Collected data:
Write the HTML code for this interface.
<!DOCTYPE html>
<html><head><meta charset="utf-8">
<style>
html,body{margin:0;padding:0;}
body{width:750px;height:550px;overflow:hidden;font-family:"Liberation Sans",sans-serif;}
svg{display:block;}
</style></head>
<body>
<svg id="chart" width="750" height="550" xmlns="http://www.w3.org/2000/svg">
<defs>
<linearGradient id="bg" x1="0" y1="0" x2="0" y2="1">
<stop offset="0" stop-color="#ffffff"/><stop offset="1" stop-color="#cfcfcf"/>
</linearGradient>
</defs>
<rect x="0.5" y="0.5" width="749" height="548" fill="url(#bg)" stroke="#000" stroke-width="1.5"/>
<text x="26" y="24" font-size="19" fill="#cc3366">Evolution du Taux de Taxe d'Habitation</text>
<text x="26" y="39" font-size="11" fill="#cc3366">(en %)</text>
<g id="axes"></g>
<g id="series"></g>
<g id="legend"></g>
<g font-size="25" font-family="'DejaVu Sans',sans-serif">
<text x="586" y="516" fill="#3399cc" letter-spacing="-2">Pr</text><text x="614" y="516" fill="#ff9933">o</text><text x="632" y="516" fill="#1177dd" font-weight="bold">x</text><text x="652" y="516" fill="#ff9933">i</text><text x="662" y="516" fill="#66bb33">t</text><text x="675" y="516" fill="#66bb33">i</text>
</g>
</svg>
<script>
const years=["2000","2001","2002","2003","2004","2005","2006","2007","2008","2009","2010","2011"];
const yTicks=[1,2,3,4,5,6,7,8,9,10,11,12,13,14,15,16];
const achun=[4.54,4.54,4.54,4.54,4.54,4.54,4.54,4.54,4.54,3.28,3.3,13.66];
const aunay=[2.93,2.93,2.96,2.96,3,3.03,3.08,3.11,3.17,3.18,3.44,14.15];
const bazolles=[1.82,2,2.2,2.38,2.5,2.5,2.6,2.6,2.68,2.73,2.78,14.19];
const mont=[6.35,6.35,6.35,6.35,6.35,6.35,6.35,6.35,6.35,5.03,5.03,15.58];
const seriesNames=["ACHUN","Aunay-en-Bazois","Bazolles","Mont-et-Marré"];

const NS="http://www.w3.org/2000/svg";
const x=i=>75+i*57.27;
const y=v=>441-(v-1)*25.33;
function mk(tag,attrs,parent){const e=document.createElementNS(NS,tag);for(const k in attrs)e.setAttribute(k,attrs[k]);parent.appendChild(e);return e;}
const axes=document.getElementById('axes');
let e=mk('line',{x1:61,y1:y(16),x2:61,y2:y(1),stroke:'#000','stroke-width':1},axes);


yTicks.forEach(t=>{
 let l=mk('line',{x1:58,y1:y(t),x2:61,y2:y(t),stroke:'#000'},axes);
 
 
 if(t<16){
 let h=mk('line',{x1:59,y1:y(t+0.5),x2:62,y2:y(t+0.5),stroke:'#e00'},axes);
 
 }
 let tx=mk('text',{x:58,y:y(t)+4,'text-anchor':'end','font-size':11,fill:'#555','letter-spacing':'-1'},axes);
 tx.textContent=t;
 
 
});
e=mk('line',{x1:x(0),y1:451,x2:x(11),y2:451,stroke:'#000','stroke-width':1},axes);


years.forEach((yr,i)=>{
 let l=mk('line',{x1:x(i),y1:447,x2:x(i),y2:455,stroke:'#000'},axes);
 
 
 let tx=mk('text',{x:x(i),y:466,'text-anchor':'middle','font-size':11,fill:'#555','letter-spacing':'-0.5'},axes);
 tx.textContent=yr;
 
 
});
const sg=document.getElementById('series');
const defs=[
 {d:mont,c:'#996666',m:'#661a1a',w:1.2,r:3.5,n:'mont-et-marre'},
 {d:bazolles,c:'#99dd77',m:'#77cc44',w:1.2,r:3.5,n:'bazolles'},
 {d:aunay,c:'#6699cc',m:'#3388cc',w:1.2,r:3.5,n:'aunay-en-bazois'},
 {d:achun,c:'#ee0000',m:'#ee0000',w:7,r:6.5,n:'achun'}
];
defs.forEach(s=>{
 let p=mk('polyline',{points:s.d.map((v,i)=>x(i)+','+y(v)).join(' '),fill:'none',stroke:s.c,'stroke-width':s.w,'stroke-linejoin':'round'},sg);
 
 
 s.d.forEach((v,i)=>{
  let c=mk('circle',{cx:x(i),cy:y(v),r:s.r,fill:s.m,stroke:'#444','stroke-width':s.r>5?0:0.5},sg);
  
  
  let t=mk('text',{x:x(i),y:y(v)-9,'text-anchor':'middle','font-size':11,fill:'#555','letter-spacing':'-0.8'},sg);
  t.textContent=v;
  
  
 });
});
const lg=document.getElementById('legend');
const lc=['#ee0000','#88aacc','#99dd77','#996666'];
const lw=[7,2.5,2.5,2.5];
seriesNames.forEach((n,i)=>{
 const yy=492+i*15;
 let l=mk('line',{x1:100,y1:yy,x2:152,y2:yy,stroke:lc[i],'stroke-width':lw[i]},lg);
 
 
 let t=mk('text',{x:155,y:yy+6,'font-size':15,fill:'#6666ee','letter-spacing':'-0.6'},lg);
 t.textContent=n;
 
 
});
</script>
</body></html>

Short problem: Set down each line of the material verbatim, from the first line through the line that contains "const seriesNa".

Task response:
Write the HTML code for this interface.
<!DOCTYPE html>
<html><head><meta charset="utf-8">
<style>
html,body{margin:0;padding:0;}
body{width:750px;height:550px;overflow:hidden;font-family:"Liberation Sans",sans-serif;}
svg{display:block;}
</style></head>
<body>
<svg id="chart" width="750" height="550" xmlns="http://www.w3.org/2000/svg">
<defs>
<linearGradient id="bg" x1="0" y1="0" x2="0" y2="1">
<stop offset="0" stop-color="#ffffff"/><stop offset="1" stop-color="#cfcfcf"/>
</linearGradient>
</defs>
<rect x="0.5" y="0.5" width="749" height="548" fill="url(#bg)" stroke="#000" stroke-width="1.5"/>
<text x="26" y="24" font-size="19" fill="#cc3366">Evolution du Taux de Taxe d'Habitation</text>
<text x="26" y="39" font-size="11" fill="#cc3366">(en %)</text>
<g id="axes"></g>
<g id="series"></g>
<g id="legend"></g>
<g font-size="25" font-family="'DejaVu Sans',sans-serif">
<text x="586" y="516" fill="#3399cc" letter-spacing="-2">Pr</text><text x="614" y="516" fill="#ff9933">o</text><text x="632" y="516" fill="#1177dd" font-weight="bold">x</text><text x="652" y="516" fill="#ff9933">i</text><text x="662" y="516" fill="#66bb33">t</text><text x="675" y="516" fill="#66bb33">i</text>
</g>
</svg>
<script>
const years=["2000","2001","2002","2003","2004","2005","2006","2007","2008","2009","2010","2011"];
const yTicks=[1,2,3,4,5,6,7,8,9,10,11,12,13,14,15,16];
const achun=[4.54,4.54,4.54,4.54,4.54,4.54,4.54,4.54,4.54,3.28,3.3,13.66];
const aunay=[2.93,2.93,2.96,2.96,3,3.03,3.08,3.11,3.17,3.18,3.44,14.15];
const bazolles=[1.82,2,2.2,2.38,2.5,2.5,2.6,2.6,2.68,2.73,2.78,14.19];
const mont=[6.35,6.35,6.35,6.35,6.35,6.35,6.35,6.35,6.35,5.03,5.03,15.58];
const seriesNames=["ACHUN","Aunay-en-Bazois","Bazolles","Mont-et-Marré"];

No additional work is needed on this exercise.